Yesterday Mr. Plastic Picker and I finally went to Costco together. We go before the crowds and it is relatively empty. I had been avoiding Costco because for most of my life, I have always left with things I never intended to buy but then suddenly felt like I needed. I have instead been going mostly to Sprouts and buying food with less packaging and from the bulk bins (which right now still uses plastic bags, but at least those bags I can use as doggy poop bags). Something definitely happened to my mind and worldview this last 12 months of plastic picking and salvaging things from the ocean. When I think of the things I have salvaged this is how I think of them.

Item Total Fate The Good Gained The Bad Averted
Aluminum Cans 408 Recycled Can power a computer for 200 days More Mining
Plastic Bottles 178 Recycled Saves Twice the Energy of Burning It   Great Pacific Garbage  Patch
Sand Toys 173 Gifted Regifting, Kids Love Them! Great Pacific Garbage Patch 
Flip Flops 21 Gifted Saved Someone $10 each pair Great Pacific Garbage Patch 
Clothing Items 74 Donated 148,000 L of Water Saved for the world  Landfill Space
Toys 21 Gifted Saved Someone $5 Landfill Space
Glass Containers 36 Recycled Industry employs 1.1 million people Stop dredging rivers for sand
Hats 8 Donated More Jobs at Goodwill Landfill Space
Tenis Balls 26 Gifted Saved Friends $$ Landfill Space
Swim goggles 7 Gifted More Jobs at Goodwill Great Pacific Garbage Patch 
Office supply Item 28 Reused Saved Myself $$ Landfill Space

This inventory of things I have picked up has changed me. I have big Dr. Plastic Picker Buy-Less Muscles now. I bravely walked into Costco and we left mostly with only the food we needed. Very little prepackaged and processed food, and mostly fruits and vegetables in as little packaging as possible. I walked by the meat section and remembered I still had plenty of pinto beans, chickpeas, and tofu at home. I walked by the clothes section and held Mr. Plastic Picker tight when he said he needed a new pair of shorts, and reminded him “we have to wear our values.” I walked by a cute Baby Yoda and thought, no thank you. We are certainly not perfect as I still bought a large conditioner for our daughter that is a plastic bottle and likely made with palm oil. We are not yet at bar shampoo and conditioner. Mr. Plastic Picker wanted to try a Korean new packaged ramen they had. But overall we felt very good leaving Costco with our $260 bill with mostly food staples.

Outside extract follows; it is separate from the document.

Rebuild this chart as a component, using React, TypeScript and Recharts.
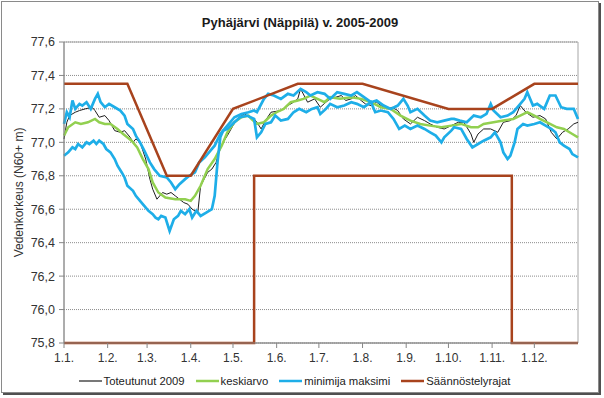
import { LineChart, Line, XAxis, YAxis, CartesianGrid, Legend, ReferenceArea } from "recharts";

// x = day of year (0 = 1.1.)
const monthTicks = [0, 31, 59, 90, 120, 151, 181, 212, 243, 273, 304, 334];
const monthLabels = ["1.1.", "1.2.", "1.3.", "1.4.", "1.5.", "1.6.", "1.7.", "1.8.", "1.9.", "1.10.", "1.11.", "1.12."];
const levelTicks = [75.8, 76.0, 76.2, 76.4, 76.6, 76.8, 77.0, 77.2, 77.4, 77.6];

// Toteutunut 2009
const actualDays = [0, 2, 4, 8, 11, 15, 20, 22, 25, 29, 32, 36, 40, 43, 47, 49, 51, 54, 58, 61, 63, 66, 70, 73, 76, 79, 82, 85, 88, 91, 95, 97, 102, 105, 108, 110, 113, 116, 120, 123, 128, 132, 135, 137, 140, 143, 147, 154, 159, 163, 166, 168, 173, 178, 182, 186, 189, 193, 197, 200, 204, 207, 211, 214, 218, 222, 225, 230, 233, 237, 241, 246, 251, 256, 260, 265, 270, 275, 280, 284, 289, 291, 294, 298, 303, 308, 312, 317, 321, 324, 328, 333, 338, 342, 346, 350, 354, 358, 362, 365];
const actualValues = [77.02, 77.12, 77.16, 77.18, 77.19, 77.2, 77.21, 77.19, 77.15, 77.16, 77.13, 77.07, 77.06, 77.07, 77.03, 77.0, 77.02, 77.0, 76.9, 76.78, 76.72, 76.66, 76.7, 76.69, 76.7, 76.68, 76.66, 76.64, 76.63, 76.6, 76.58, 76.74, 76.82, 76.84, 76.88, 76.94, 77.0, 77.04, 77.1, 77.14, 77.17, 77.15, 77.14, 77.12, 77.08, 77.13, 77.18, 77.19, 77.22, 77.24, 77.26, 77.32, 77.24, 77.26, 77.21, 77.24, 77.26, 77.27, 77.28, 77.25, 77.26, 77.28, 77.25, 77.23, 77.22, 77.24, 77.22, 77.2, 77.21, 77.19, 77.14, 77.11, 77.15, 77.13, 77.11, 77.09, 77.08, 77.1, 77.12, 77.12, 77.05, 77.0, 77.05, 77.08, 77.08, 77.06, 77.12, 77.13, 77.16, 77.22, 77.18, 77.15, 77.16, 77.14, 77.06, 77.02, 77.06, 77.08, 77.11, 77.12];

// keskiarvo
const meanDays = [0, 3, 8, 12, 17, 22, 25, 29, 33, 38, 42, 48, 52, 56, 60, 63, 67, 72, 79, 86, 90, 93, 97, 102, 107, 112, 116, 121, 126, 131, 133, 137, 142, 147, 151, 156, 161, 166, 170, 175, 180, 185, 189, 196, 204, 211, 218, 225, 232, 239, 246, 253, 260, 268, 275, 282, 289, 294, 298, 305, 312, 319, 324, 329, 334, 338, 343, 350, 355, 361, 365];
const meanValues = [77.04, 77.09, 77.12, 77.11, 77.12, 77.14, 77.12, 77.11, 77.11, 77.08, 77.05, 77.01, 76.97, 76.9, 76.84, 76.76, 76.7, 76.67, 76.66, 76.66, 76.65, 76.68, 76.74, 76.84, 76.9, 76.98, 77.06, 77.12, 77.15, 77.16, 77.14, 77.11, 77.12, 77.16, 77.18, 77.2, 77.24, 77.25, 77.26, 77.28, 77.26, 77.24, 77.27, 77.26, 77.27, 77.26, 77.24, 77.21, 77.2, 77.16, 77.13, 77.11, 77.1, 77.09, 77.1, 77.11, 77.09, 77.09, 77.11, 77.12, 77.13, 77.14, 77.16, 77.18, 77.16, 77.14, 77.12, 77.09, 77.08, 77.05, 77.03];

// maksimi
const maxDays = [0, 2, 4, 6, 8, 11, 13, 16, 19, 22, 24, 26, 29, 32, 36, 40, 43, 45, 49, 51, 54, 57, 61, 64, 68, 73, 76, 79, 82, 86, 89, 93, 96, 100, 104, 107, 111, 114, 118, 121, 126, 131, 135, 137, 142, 145, 149, 154, 159, 163, 168, 172, 175, 180, 185, 189, 194, 199, 204, 208, 213, 218, 222, 227, 232, 237, 241, 244, 246, 251, 256, 260, 265, 270, 275, 277, 281, 286, 291, 296, 300, 303, 305, 310, 315, 319, 323, 327, 329, 333, 336, 341, 345, 349, 353, 357, 362, 365];
const maxValues = [77.11, 77.18, 77.15, 77.25, 77.2, 77.23, 77.22, 77.24, 77.2, 77.26, 77.29, 77.24, 77.21, 77.23, 77.21, 77.19, 77.16, 77.11, 77.08, 77.04, 77.0, 76.95, 76.88, 76.84, 76.8, 76.79, 76.76, 76.72, 76.75, 76.78, 76.8, 76.82, 76.88, 76.91, 76.95, 76.98, 77.05, 77.08, 77.12, 77.15, 77.17, 77.18, 77.19, 77.18, 77.26, 77.29, 77.28, 77.26, 77.29, 77.28, 77.32, 77.3, 77.28, 77.3, 77.29, 77.26, 77.3, 77.29, 77.28, 77.3, 77.27, 77.24, 77.25, 77.22, 77.2, 77.22, 77.26, 77.22, 77.18, 77.2, 77.16, 77.13, 77.12, 77.13, 77.14, 77.14, 77.13, 77.12, 77.16, 77.15, 77.17, 77.23, 77.19, 77.15, 77.16, 77.18, 77.22, 77.26, 77.3, 77.22, 77.23, 77.2, 77.28, 77.28, 77.21, 77.2, 77.2, 77.14];

// minimi
const minDays = [0, 3, 6, 8, 10, 13, 16, 18, 21, 23, 25, 28, 30, 33, 36, 38, 41, 43, 45, 49, 51, 54, 57, 60, 63, 65, 67, 69, 72, 75, 78, 81, 83, 86, 89, 91, 94, 97, 101, 105, 107, 109, 111, 113, 116, 121, 125, 130, 135, 137, 140, 143, 147, 150, 154, 159, 163, 167, 172, 176, 180, 182, 186, 189, 194, 199, 204, 208, 213, 218, 221, 225, 230, 234, 238, 242, 246, 251, 256, 260, 264, 268, 270, 275, 277, 282, 286, 290, 294, 298, 303, 306, 310, 312, 315, 317, 320, 322, 326, 329, 334, 338, 342, 346, 349, 352, 355, 359, 361, 365];
const minValues = [76.92, 76.94, 76.97, 76.96, 76.99, 76.97, 77.0, 76.99, 77.01, 76.99, 77.01, 76.99, 76.96, 76.94, 76.9, 76.86, 76.82, 76.79, 76.74, 76.71, 76.68, 76.65, 76.62, 76.59, 76.57, 76.55, 76.54, 76.56, 76.55, 76.47, 76.54, 76.56, 76.59, 76.57, 76.6, 76.55, 76.59, 76.56, 76.58, 76.6, 76.68, 76.88, 77.03, 77.07, 77.08, 77.12, 77.15, 77.16, 77.14, 77.03, 77.06, 77.11, 77.12, 77.16, 77.13, 77.14, 77.18, 77.2, 77.18, 77.2, 77.21, 77.17, 77.2, 77.23, 77.21, 77.22, 77.24, 77.23, 77.21, 77.24, 77.18, 77.19, 77.18, 77.14, 77.08, 77.1, 77.08, 77.1, 77.08, 77.06, 77.04, 77.0, 77.03, 77.07, 77.09, 77.08, 77.02, 76.97, 76.99, 77.01, 77.03, 77.06, 77.0, 76.94, 76.9, 76.92, 77.0, 77.08, 77.11, 77.1, 77.11, 77.12, 77.1, 77.08, 77.06, 77.0, 76.98, 76.96, 76.93, 76.91];

// Säännöstelyrajat
const upperLimitDays = [0, 45, 73, 90, 120, 166, 212, 273, 304, 334, 365];
const upperLimitValues = [77.35, 77.35, 76.8, 76.8, 77.2, 77.35, 77.35, 77.2, 77.2, 77.35, 77.35];
const lowerLimitDays = [0, 135, 135, 318, 318, 365];
const lowerLimitValues = [75.8, 75.8, 76.8, 76.8, 75.8, 75.8];

const BLACK = "#1e1e1e";
const GREEN = "#92d050";
const BLUE = "#1eaee8";
const RED = "#a8431d";

const toPoints = (days: number[], values: number[]) => days.map((d, i) => ({ d, v: values[i] }));

const legendItems = [
  { name: "Toteutunut 2009", color: BLACK, width: 1.2 },
  { name: "keskiarvo", color: GREEN, width: 2.5 },
  { name: "minimija maksimi", color: BLUE, width: 2.5 },
  { name: "Säännöstelyrajat", color: RED, width: 2.5 },
];

function ChartLegend() {
  return (
    <div style={{ display: "flex", justifyContent: "center", alignItems: "center", height: 16, fontSize: 11.3, color: "#222" }}>
      {legendItems.map(it => (
        <div key={it.name} style={{ display: "flex", alignItems: "center", marginRight: 11 }}>
          <svg width={23} height={4}>
            <line x1={0} x2={23} y1={2} y2={2} stroke={it.color} strokeWidth={it.width} />
          </svg>
          <span style={{ marginLeft: 2 }}>{it.name}</span>
        </div>
      ))}
    </div>
  );
}

const fmtLevel = (v: number) => v.toFixed(1).replace(".", ",");
const fmtMonth = (d: number) => monthLabels[monthTicks.indexOf(d)] ?? "";

export default function App() {
  return (
    <div
      style={{
        position: "absolute", left: 1, top: 1, width: 596, height: 390,
        border: "1px solid #8a8a8a", boxShadow: "2px 2px 0 #505050",
        background: "#fff", fontFamily: "'Liberation Sans', Arial, sans-serif",
      }}
    >
      <div style={{ position: "absolute", top: 13, left: 0, width: 596, textAlign: "center", fontWeight: "bold", fontSize: 13, color: "#1a1a1a" }}>
        Pyhäjärvi (Näppilä) v. 2005-2009
      </div>
      <LineChart width={596} height={390} margin={{ top: 40, right: 20, bottom: 3, left: 12 }}>
        <CartesianGrid vertical={false} stroke="#8c8c8c" strokeDasharray="1 1" />
        <ReferenceArea x1={0} x2={365} y1={75.8} y2={77.6} fill="none" stroke="#a6a6a6" />
        <XAxis
          type="number" dataKey="d" domain={[0, 365]} ticks={monthTicks} interval={0}
          tickFormatter={fmtMonth} height={30} tickSize={5} tickMargin={5}
          stroke="#868686" tick={{ fontSize: 12, fill: "#333" }}
        />
        <YAxis
          type="number" domain={[75.8, 77.6]} ticks={levelTicks} interval={0}
          tickFormatter={fmtLevel} width={50} tickSize={5} tickMargin={4}
          stroke="#868686" tick={{ fontSize: 12.5, fill: "#333" }}
          label={{ value: "Vedenkorkeus (N60+ m)", angle: -90, position: "insideLeft", offset: 5, style: { textAnchor: "middle", fontSize: 12, fill: "#333" } }}
        />
        <Legend verticalAlign="bottom" height={16} width={596} wrapperStyle={{ left: 0 }} content={<ChartLegend />} />
        <Line data={toPoints(actualDays, actualValues)} dataKey="v" name="Toteutunut 2009" type="linear" stroke={BLACK} strokeWidth={1} dot={false} isAnimationActive={false} />
        <Line data={toPoints(meanDays, meanValues)} dataKey="v" name="keskiarvo" type="linear" stroke={GREEN} strokeWidth={2.5} dot={false} isAnimationActive={false} />
        <Line data={toPoints(minDays, minValues)} dataKey="v" name="minimija maksimi" type="linear" stroke={BLUE} strokeWidth={2.7} dot={false} isAnimationActive={false} />
        <Line data={toPoints(maxDays, maxValues)} dataKey="v" name="maksimi" type="linear" stroke={BLUE} strokeWidth={2.7} dot={false} isAnimationActive={false} />
        <Line data={toPoints(upperLimitDays, upperLimitValues)} dataKey="v" name="Säännöstelyrajat" type="linear" stroke={RED} strokeWidth={2.5} dot={false} isAnimationActive={false} />
        <Line data={toPoints(lowerLimitDays, lowerLimitValues)} dataKey="v" name="alaraja" type="linear" stroke={RED} strokeWidth={2.5} dot={false} isAnimationActive={false} />
      </LineChart>
    </div>
  );
}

And with less plastic things in the house, I have mental space to think about the container garden we are starting in the back. I have mental space to think about the vermicomposter project I’ve always wanted to try. We did go to Home Depot to buy some things to start our garden, but our plan is some of it will be repurposed containers. The vermicoposter I could buy, but there is an easy enough project on youtube that I can watch to reuse some platsic tubs I already have.

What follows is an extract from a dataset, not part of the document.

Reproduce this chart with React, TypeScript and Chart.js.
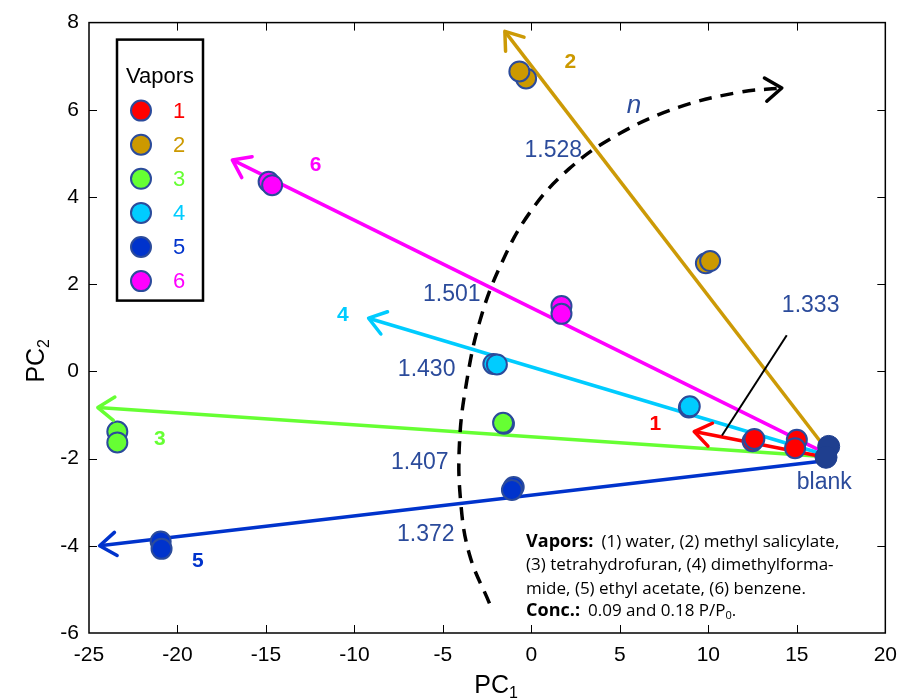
import React, { useEffect, useRef } from "react";
import { Chart, registerables } from "chart.js";
Chart.register(...registerables);

// ---- axes ----
const xMin = -25, xMax = 20, xStep = 5;
const yMin = -6, yMax = 8, yStep = 2;

// ---- vapors ----
const vaporNames = ["1", "2", "3", "4", "5", "6"];
const vaporColors = ["#ff0000", "#cc9900", "#66ff33", "#00ccff", "#0033cc", "#ff00ff"];
const lineColors = ["#ff0000", "#cc9a06", "#66ff33", "#00ccff", "#0033cc", "#ff00ff"];

const v1X = [12.5, 12.6, 15.0, 14.9];
const v1Y = [-1.6, -1.55, -1.57, -1.76];
const v2X = [-0.3, -0.68, 9.86, 10.1];
const v2Y = [6.72, 6.88, 2.48, 2.53];
const v3X = [-23.4, -23.4, -1.55, -1.6];
const v3Y = [-1.38, -1.63, -1.2, -1.18];
const v4X = [-2.15, -1.95, 8.9, 8.95];
const v4Y = [0.17, 0.16, -0.83, -0.8];
const v5X = [-20.95, -20.9, -1.0, -1.1];
const v5Y = [-3.9, -4.07, -2.65, -2.72];
const v6X = [-14.85, -14.65, 1.7, 1.7];
const v6Y = [4.35, 4.27, 1.5, 1.32];
const blankX = [16.8, 16.65];
const blankY = [-1.72, -1.97];

// arrows (start at blank, end at arrow tip)
const arrowStartX = [16.4, 16.6, 16.5, 16.5, 16.6, 16.5];
const arrowStartY = [-1.95, -1.75, -1.95, -1.9, -2.05, -1.85];
const arrowEndX = [9.2, -1.5, -24.5, -9.2, -24.4, -16.9];
const arrowEndY = [-1.38, 7.8, -0.83, 1.22, -4.0, 4.85];

// vapor number labels
const vaporLabelX = [7.0, 2.2, -21.0, -10.65, -18.85, -12.2];
const vaporLabelY = [-1.22, 7.1, -1.55, 1.28, -4.36, 4.72];

// refractive index labels
const nLabels = ["1.333", "1.528", "1.501", "1.430", "1.407", "1.372"];
const nLabelX = [15.78, 1.24, -4.5, -5.92, -6.31, -5.97];
const nLabelY = [1.5, 5.06, 1.76, 0.03, -2.09, -3.75];

// leader line for 1.333
const leaderX = [14.43, 10.77];
const leaderY = [0.83, -1.47];

// dashed n curve
const curveX = [-2.37, -3.5, -4.0, -4.06, -3.66, -2.93, -1.8, -0.11, 2.14, 4.96, 8.34, 11.72, 14.15];
const curveY = [-5.32, -4.2, -2.97, -1.61, -0.24, 1.13, 2.38, 3.63, 4.65, 5.45, 6.06, 6.4, 6.5];
const nText = "n";
const nTextX = 5.8;
const nTextY = 6.1;
const blankText = "blank";
const blankTextX = 16.55;
const blankTextY = -2.56;

// notes
const noteX = -0.3;
const noteY = [-3.91, -4.45, -5.0, -5.5];

const NAVY = "#2b4b9b";

function toPts(xs: number[], ys: number[]) {
  return xs.map((x, i) => ({ x, y: ys[i] }));
}

function drawArrowHead(ctx: CanvasRenderingContext2D, x0: number, y0: number, x1: number, y1: number, color: string, lw: number, len: number) {
  const a = Math.atan2(y1 - y0, x1 - x0);
  const sp = 0.62;
  ctx.save();
  ctx.strokeStyle = color;
  ctx.lineWidth = lw;
  ctx.lineCap = "round";
  ctx.lineJoin = "round";
  ctx.setLineDash([]);
  ctx.beginPath();
  ctx.moveTo(x1 - len * Math.cos(a - sp), y1 - len * Math.sin(a - sp));
  ctx.lineTo(x1, y1);
  ctx.lineTo(x1 - len * Math.cos(a + sp), y1 - len * Math.sin(a + sp));
  ctx.stroke();
  ctx.restore();
}

function measure(ctx: CanvasRenderingContext2D, main: string, sub: string, size: number, subSize: number, family: string) {
  ctx.font = `${size}px ${family}`;
  const w1 = ctx.measureText(main).width;
  ctx.font = `${subSize}px ${family}`;
  const w2 = ctx.measureText(sub).width;
  return { w1, w2 };
}

const overlay = {
  id: "overlay",
  afterDatasetsDraw(chart: any) {
    const ctx = chart.ctx as CanvasRenderingContext2D;
    const xs = chart.scales.x, ys = chart.scales.y;
    const px = (v: number) => xs.getPixelForValue(v);
    const py = (v: number) => ys.getPixelForValue(v);
    for (let i = 0; i < 6; i++) {
      drawArrowHead(ctx, px(arrowStartX[i]), py(arrowStartY[i]), px(arrowEndX[i]), py(arrowEndY[i]), lineColors[i], 3.5, 20);
    }
    const n = curveX.length;
    drawArrowHead(ctx, px(curveX[n - 2]), py(curveY[n - 2]), px(curveX[n - 1]), py(curveY[n - 1]), "#000", 3.5, 20);
  },
  afterDraw(chart: any) {
    const ctx = chart.ctx as CanvasRenderingContext2D;
    const xs = chart.scales.x, ys = chart.scales.y;
    const px = (v: number) => xs.getPixelForValue(v);
    const py = (v: number) => ys.getPixelForValue(v);
    const a = chart.chartArea;
    const fam = "'Liberation Sans', Arial, sans-serif";
    ctx.save();
    // box
    ctx.strokeStyle = "#000";
    ctx.lineWidth = 1.5;
    ctx.strokeRect(a.left, a.top, a.right - a.left, a.bottom - a.top);
    // inward ticks
    ctx.lineWidth = 1;
    const tl = 8;
    ctx.beginPath();
    for (let v = xMin + xStep; v < xMax; v += xStep) {
      const x = Math.round(px(v)) + 0.5;
      ctx.moveTo(x, a.bottom); ctx.lineTo(x, a.bottom - tl);
      ctx.moveTo(x, a.top); ctx.lineTo(x, a.top + tl);
    }
    for (let v = yMin + yStep; v < yMax; v += yStep) {
      const y = Math.round(py(v)) + 0.5;
      ctx.moveTo(a.left, y); ctx.lineTo(a.left + tl, y);
      ctx.moveTo(a.right, y); ctx.lineTo(a.right - tl, y);
    }
    ctx.stroke();

    // text labels
    ctx.textAlign = "center";
    ctx.textBaseline = "middle";
    ctx.fillStyle = NAVY;
    ctx.font = `23px ${fam}`;
    for (let i = 0; i < nLabels.length; i++) {
      ctx.fillText(nLabels[i], px(nLabelX[i]), py(nLabelY[i]));
    }
    ctx.fillText(blankText, px(blankTextX), py(blankTextY));
    ctx.font = `italic 26px ${fam}`;
    ctx.fillText(nText, px(nTextX), py(nTextY));
    ctx.font = `bold 21px ${fam}`;
    for (let i = 0; i < 6; i++) {
      ctx.fillStyle = vaporColors[i];
      ctx.fillText(vaporNames[i], px(vaporLabelX[i]), py(vaporLabelY[i]));
    }

    // legend
    const lx = a.left + 28, ly = a.top + 17, lw = 86, lh = 261;
    ctx.fillStyle = "#fff";
    ctx.fillRect(lx, ly, lw, lh);
    ctx.strokeStyle = "#000";
    ctx.lineWidth = 2.5;
    ctx.strokeRect(lx, ly, lw, lh);
    ctx.fillStyle = "#000";
    ctx.font = `22px ${fam}`;
    ctx.fillText("Vapors", lx + lw / 2, ly + 37);
    for (let i = 0; i < 6; i++) {
      const cy = ly + 71 + i * 34.1;
      ctx.beginPath();
      ctx.arc(lx + 24, cy, 10, 0, Math.PI * 2);
      ctx.fillStyle = vaporColors[i];
      ctx.fill();
      ctx.lineWidth = 2;
      ctx.strokeStyle = NAVY;
      ctx.stroke();
      ctx.fillStyle = vaporColors[i];
      ctx.font = `22px ${fam}`;
      ctx.fillText(vaporNames[i], lx + 62, cy + 1);
    }

    // axis titles
    ctx.fillStyle = "#000";
    ctx.textAlign = "left";
    ctx.textBaseline = "alphabetic";
    {
      const { w1, w2 } = measure(ctx, "PC", "1", 25, 16, fam);
      const cx = (a.left + a.right) / 2 + 9;
      const x0 = cx - (w1 + w2) / 2;
      const by = 693;
      ctx.font = `25px ${fam}`;
      ctx.fillText("PC", x0, by);
      ctx.font = `16px ${fam}`;
      ctx.fillText("1", x0 + w1, by + 5);
    }
    {
      const { w1, w2 } = measure(ctx, "PC", "2", 25, 16, fam);
      ctx.save();
      ctx.translate(44, (a.top + a.bottom) / 2 + 33);
      ctx.rotate(-Math.PI / 2);
      const x0 = -(w1 + w2) / 2;
      ctx.font = `25px ${fam}`;
      ctx.fillText("PC", x0, 0);
      ctx.font = `16px ${fam}`;
      ctx.fillText("2", x0 + w1, 5);
      ctx.restore();
    }

    // notes
    const nf = "'Open Sans', 'DejaVu Sans', sans-serif";
    ctx.fillStyle = "#000";
    ctx.textBaseline = "middle";
    const nx = px(noteX);
    ctx.font = `bold 18px ${nf}`;
    ctx.fillText("Vapors:", nx, py(noteY[0]));
    let w = ctx.measureText("Vapors:").width;
    ctx.font = `17px ${nf}`;
    ctx.fillText("(1) water, (2) methyl salicylate,", nx + w + 8, py(noteY[0]));
    ctx.fillText("(3) tetrahydrofuran, (4) dimethylforma-", nx, py(noteY[1]));
    ctx.fillText("mide, (5) ethyl acetate, (6) benzene.", nx, py(noteY[2]));
    ctx.font = `bold 18px ${nf}`;
    ctx.fillText("Conc.:", nx, py(noteY[3]));
    w = ctx.measureText("Conc.:").width;
    ctx.font = `17px ${nf}`;
    const t1 = "0.09 and 0.18 P/P";
    ctx.fillText(t1, nx + w + 8, py(noteY[3]));
    const w3 = ctx.measureText(t1).width;
    ctx.font = `11px ${nf}`;
    ctx.fillText("0", nx + w + 8 + w3, py(noteY[3]) + 5);
    const w4 = ctx.measureText("0").width;
    ctx.font = `17px ${nf}`;
    ctx.fillText(".", nx + w + 8 + w3 + w4, py(noteY[3]));
    ctx.restore();
  },
};

export default function App() {
  const ref = useRef<HTMLCanvasElement>(null);
  useEffect(() => {
    if (!ref.current) return;
    const vx = [v1X, v2X, v3X, v4X, v5X, v6X];
    const vy = [v1Y, v2Y, v3Y, v4Y, v5Y, v6Y];
    const datasets: any[] = [];
    for (let i = 0; i < 6; i++) {
      datasets.push({
        label: "arrow" + vaporNames[i],
        data: [{ x: arrowStartX[i], y: arrowStartY[i] }, { x: arrowEndX[i], y: arrowEndY[i] }],
        showLine: true,
        borderColor: lineColors[i],
        borderWidth: 3.5,
        pointRadius: 0,
        order: 10,
      });
    }
    datasets.push({
      label: "leader",
      data: toPts(leaderX, leaderY),
      showLine: true,
      borderColor: "#000",
      borderWidth: 2,
      pointRadius: 0,
      order: 9,
    });
    datasets.push({
      label: "n",
      data: toPts(curveX, curveY),
      showLine: true,
      borderColor: "#000",
      borderWidth: 3.5,
      borderDash: [13, 9],
      tension: 0.4,
      pointRadius: 0,
      order: 9,
    });
    for (let i = 0; i < 6; i++) {
      datasets.push({
        label: "Vapor " + vaporNames[i],
        data: toPts(vx[i], vy[i]),
        showLine: false,
        backgroundColor: vaporColors[i],
        borderColor: NAVY,
        borderWidth: 2,
        pointRadius: 10,
        order: 2,
      });
    }
    datasets.push({
      label: "blank",
      data: toPts(blankX, blankY),
      showLine: false,
      backgroundColor: "#1f3f8f",
      borderColor: "#1f3f8f",
      borderWidth: 1,
      pointRadius: 11,
      order: 1,
    });

    const chart = new Chart(ref.current, {
      type: "scatter",
      data: { datasets },
      options: {
        animation: false,
        responsive: false,
        maintainAspectRatio: false,
        layout: { padding: { top: 18, right: 20, left: 0, bottom: 0 } },
        plugins: { legend: { display: false }, tooltip: { enabled: false } },
        scales: {
          x: {
            type: "linear",
            min: xMin,
            max: xMax,
            ticks: {
              stepSize: xStep,
              color: "#000",
              font: { family: "'Liberation Sans', Arial, sans-serif", size: 21 },
              padding: 10,
            },
            grid: { display: false, drawTicks: false },
            border: { display: false },
            afterFit: (s: any) => { s.height = 65; },
          },
          y: {
            type: "linear",
            min: yMin,
            max: yMax,
            ticks: {
              stepSize: yStep,
              color: "#000",
              font: { family: "'Liberation Sans', Arial, sans-serif", size: 21 },
              padding: 10,
            },
            grid: { display: false, drawTicks: false },
            border: { display: false },
            afterFit: (s: any) => { s.width = 89; },
          },
        },
      },
      plugins: [overlay],
    });
    return () => chart.destroy();
  }, []);
  return (
    <div style={{ position: "fixed", left: 0, top: 0, width: 907, height: 698, background: "#fff" }}>
      <canvas ref={ref} width={907} height={698} />
    </div>
  );
}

We did go to Home Depot to get some stuff to jump start our balcony and container garden.

And living a buying-less life gives me more room in my heart for my family and friends, environmental advocacy and for you – dear readers of this blog. Olaf #3 (don’t ask me why we bought 3 Olafs at Costco years ago) made it home to his new family is Texas, along with our 2006 Honda Odessey Minivan. Remember that was our 4th car in a 3-driver family which makes no sense. We added $4500 into of liquid assets, and saved about $300 a year in DMV fees and insurance cost. With the money saved we are adding it to our financial fund to buy a rental condo (that is actually our dream retirement condo). Stay tuned! So remember the words of Olaf, “Let It Go” but not into the ocean. Let go of the myth that things will make you happy. It’s strengthening family, rebuilding community, regenerating the earth and rewilding our worlds that will bring us true contentment. Although for Dr. Plastic Picker, real estate makes me happy! Real estate that doesn’t create more suburban sprawl but builds density and community.

Olaf again! We’ll always have these pictures Olaf! Let It Go!